Monday, October 18, 2004

i dont ever wanna feel like i did that day

ok i meant to write what i feel abt the whole issue that was brought up on ana's blog and all the replies and all ... but i will not. i dont know why i'm so worked up by it lah ... but the gist of what i feel is:

iting's styled hair = exhibit at Louvre. says:
i'm getting quite sick of all this talk of being left out/bitching/pple not caring

beam to bed. says:
hmmf

liting's styled hair = exhibit at Louvre. says:
all they know how to do is talk

liting's styled hair = exhibit at Louvre. says:
grr ...

liting's styled hair = exhibit at Louvre. says:
action pple action!!!!

beam to bed. says:
well what else can they do really

liting's styled hair = exhibit at Louvre. says:
do SOMETHING abt it.

beam to bed. says:
liike?

liting's styled hair = exhibit at Louvre. says:
you dont want to be left out? dont be anti social

liting's styled hair = exhibit at Louvre. says:
you dont want pple to bitch? that you cant do nothing abt it, but you have to accept it. it's not as if you dont bitch abt others. if you want to bitch, then accept it that others will bitch too

beam to bed. says:
true

liting's styled hair = exhibit at Louvre. says:
you want pple to care? then let it be known. it's not as if we all have radars to tell if you're alright or not. and if pple dont realise, accept it, let it boil over and move on.
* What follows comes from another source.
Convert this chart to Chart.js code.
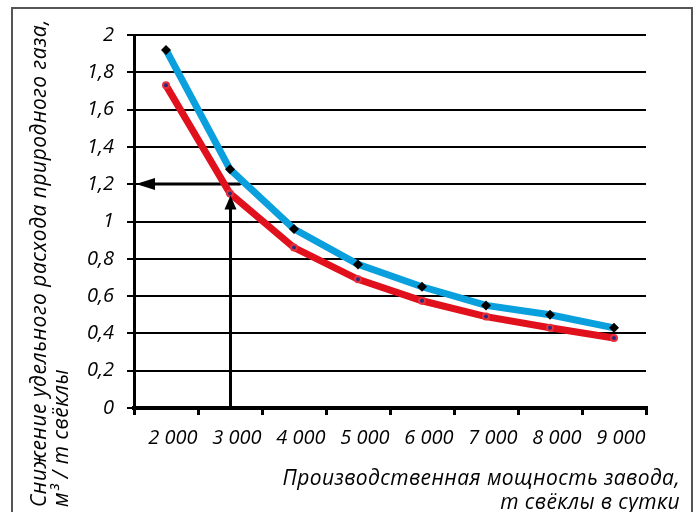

liting's styled hair = exhibit at Louvre. says:
grr ... it's all so simple

there. so now you know how i really feel. i tell you this whole thing is really making something small into a huge problem. maybe i'm making it big for myself, but i tell you if you never brought it up this way i wld have never saw it this way. i know what i'm going to say is going to offend pple, but it has to be said.

this world is cold. it's a well established fact. and man is not infallible. we are bound to make mistakes. you cant blame pple when they are insensitive to your feelings, i shld know, with what pple have said in my face. let the thing boil over and move on. if you keep complaining abt the same old stuff over and over then it will just become stagnant, and you'll be more bitter. as to when you are being left out: well, it might just be becoz you're at the wrong place at the wrong time. you know what? you want the truth? i felt left out at the beginning of this year. some of you knew; you noticed. you were even worried that i was unsettled. lucky for me, new pple came along, and plus i made an effort to try and make things work for me. and then i finally can say that i feel accepted, part of the whole family. it's not all the time, i must say, but at least i do have that security now. you see what i'm getting at? dont be unhappy that you're being left out. if you want that to change, do something abt it. if they dont accept you, then they're not worth your time. i am blessed because i know you all are worth my time, coz you make me feel like one of you. isnt it time you tried to do something abt it rather than just complain??
and bitching. right. pple might say things abt you eh? let them talk! as long as your conscience is clear, what have you got to worry abt? and if you do bitch, then dont complain. if it's your right, it's others' too. look, i know i'm not in the best position to say all that i've said, but hello, it's the truth. disagree? tag me and we can talk.

btw. if you wanna hate me after i say all this, then come and tell me straight in the face. we can sort it out, civilly.